More on topic of Meta-search/Federated Search with Solr
I've thought about it, and I have no time to really do a meta-search during evaluation. What I need to do is to create a single core that contains both of my data sets, and then describe the architecture that would be required to do blended results, with liberal estimates. From the perspective of evaluation, I need to understand whether any of the solutions to better ranking in the absence of global IDF have been explored?I suspect that one could retrieve a much larger than N set of results from a set of shards, re-score in some way that doesn't require IDF, e.g. storing both results in the same priority queue and *re-scoring* before *re-ranking*. The other way to do this would be to have a custom SearchHandler that works differently - it performs the query, retries all results deemed relevant by another engine, adds them to the Lucene index, and then performs the query again in the standard way. This would be quite slow, but perhaps useful as a way to evaluate my method. I still welcome any suggestions on how such a SearchHandler could be implemented.

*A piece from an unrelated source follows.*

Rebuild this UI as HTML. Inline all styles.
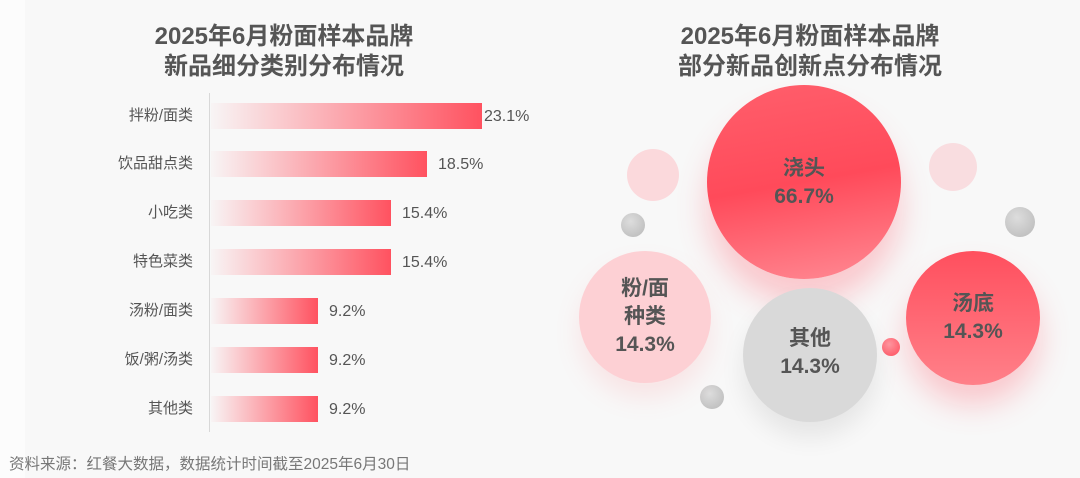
<!DOCTYPE html>
<html><head><meta charset="utf-8"><style>
*{margin:0;padding:0;box-sizing:border-box}
body{width:1080px;height:478px;background:#f8f8f8;font-family:"Liberation Sans","Noto Sans CJK SC",sans-serif;color:#555;position:relative;overflow:hidden}
.t{position:absolute;text-align:center;font-weight:bold;font-size:24px;line-height:30px;color:#555;width:400px}
.lab{position:absolute;right:887px;font-size:15px;color:#555;line-height:20px;white-space:nowrap}
.bar{position:absolute;left:211px;height:26px;background:linear-gradient(90deg,rgba(255,80,95,0.02),#ff5260)}
.val{position:absolute;font-size:16px;color:#555;line-height:20px}
.c{position:absolute;border-radius:50%}
.ct{position:absolute;text-align:center;font-weight:bold;font-size:21px;line-height:28px;color:#555;width:160px}
</style></head><body>
<div style="position:absolute;left:0;top:0;width:25px;height:478px;background:#fcfcfc"></div>
<div class="t" style="left:84px;top:22px">2025年6月粉面样本品牌<br>新品细分类别分布情况</div>
<div class="t" style="left:610px;top:22px">2025年6月粉面样本品牌<br>部分新品创新点分布情况</div>
<div style="position:absolute;left:209px;top:93px;width:1px;height:339px;background:#d8d8d8"></div>

<div class="lab" style="top:106px">拌粉/面类</div><div class="bar" style="top:103px;width:271px"></div><div class="val" style="left:484px;top:107px">23.1%</div>
<div class="lab" style="top:154px">饮品甜点类</div><div class="bar" style="top:151px;width:216px"></div><div class="val" style="left:438px;top:155px">18.5%</div>
<div class="lab" style="top:203px">小吃类</div><div class="bar" style="top:200px;width:180px"></div><div class="val" style="left:402px;top:204px">15.4%</div>
<div class="lab" style="top:252px">特色菜类</div><div class="bar" style="top:249px;width:180px"></div><div class="val" style="left:402px;top:253px">15.4%</div>
<div class="lab" style="top:301px">汤粉/面类</div><div class="bar" style="top:298px;width:107px"></div><div class="val" style="left:329px;top:302px">9.2%</div>
<div class="lab" style="top:350px">饭/粥/汤类</div><div class="bar" style="top:347px;width:107px"></div><div class="val" style="left:329px;top:351px">9.2%</div>
<div class="lab" style="top:399px">其他类</div><div class="bar" style="top:396px;width:107px"></div><div class="val" style="left:329px;top:400px">9.2%</div>

<div style="position:absolute;left:9px;top:455px;font-size:15.5px;color:#777;line-height:20px">资料来源：红餐大数据，数据统计时间截至2025年6月30日</div>

<div class="c" style="left:627px;top:149px;width:52px;height:52px;background:#fbd9dc"></div>
<div class="c" style="left:929px;top:143px;width:48px;height:48px;background:#f9dde0"></div>
<div class="c" style="left:621px;top:213px;width:24px;height:24px;background:radial-gradient(circle at 40% 35%,#ddd,#b8b8b8)"></div>
<div class="c" style="left:1005px;top:207px;width:30px;height:30px;background:radial-gradient(circle at 40% 35%,#ddd,#b8b8b8)"></div>
<div class="c" style="left:700px;top:385px;width:24px;height:24px;background:radial-gradient(circle at 40% 35%,#ddd,#b8b8b8)"></div>
<div class="c" style="left:882px;top:338px;width:18px;height:18px;background:radial-gradient(circle at 40% 35%,#ff9aa3,#ff4d5c)"></div>

<div class="c" style="left:707px;top:85px;width:194px;height:194px;background:linear-gradient(170deg,#ff5f6c,#ff4a5a 50%,#ff8a94);box-shadow:0 25px 30px rgba(255,90,105,0.3)"></div>
<div class="ct" style="left:724px;top:155px">浇头<br>66.7%</div>
<div class="c" style="left:579px;top:251px;width:132px;height:132px;background:#fdd0d4;box-shadow:0 15px 25px rgba(255,120,130,0.15)"></div>
<div class="ct" style="left:565px;top:275px">粉/面<br>种类<br>14.3%</div>
<div class="c" style="left:743px;top:288px;width:134px;height:134px;background:#d9d9d9;box-shadow:0 15px 25px rgba(0,0,0,0.08)"></div>
<div class="ct" style="left:730px;top:325px">其他<br>14.3%</div>
<div class="c" style="left:906px;top:251px;width:134px;height:134px;background:linear-gradient(180deg,#ff4f5e,#ff8089);box-shadow:0 20px 30px rgba(255,90,105,0.3)"></div>
<div class="ct" style="left:893px;top:290px">汤底<br>14.3%</div>
</body></html>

Meta-search by subclassing SearchHandler
I am considering enabling a true Federated Search, or meta-search, using the following basic configuration (this configuration is only for development and evaluation): Three Solr cores: - One to search data I have indexed locally - One with a custom SearchHandler that is a facade, e.g. it performs a meta-search (aka Federated Search) - One that queries and merges the above cores as shards Lest I seem completely like Sauron, I read http://2011.berlinbuzzwords.de/sites/2011.berlinbuzzwords.de/files/AndrzejBialecki-Buzzwords-2011_0.pdf and am familiar with evaluating precision at 10, etc. although I am no doubt less familiar with IR than many. I think that it is much, much better for performance and relevancy to index it all on a level playing field. But my employer cannot do that, because we do not have a license to all the data we may wish to search in the future. My questions are simple - has anybody implemented such a SearchHandler that is a facade for another search engine? How would I get started with that? I have made a similar post on the blacklight developers google group.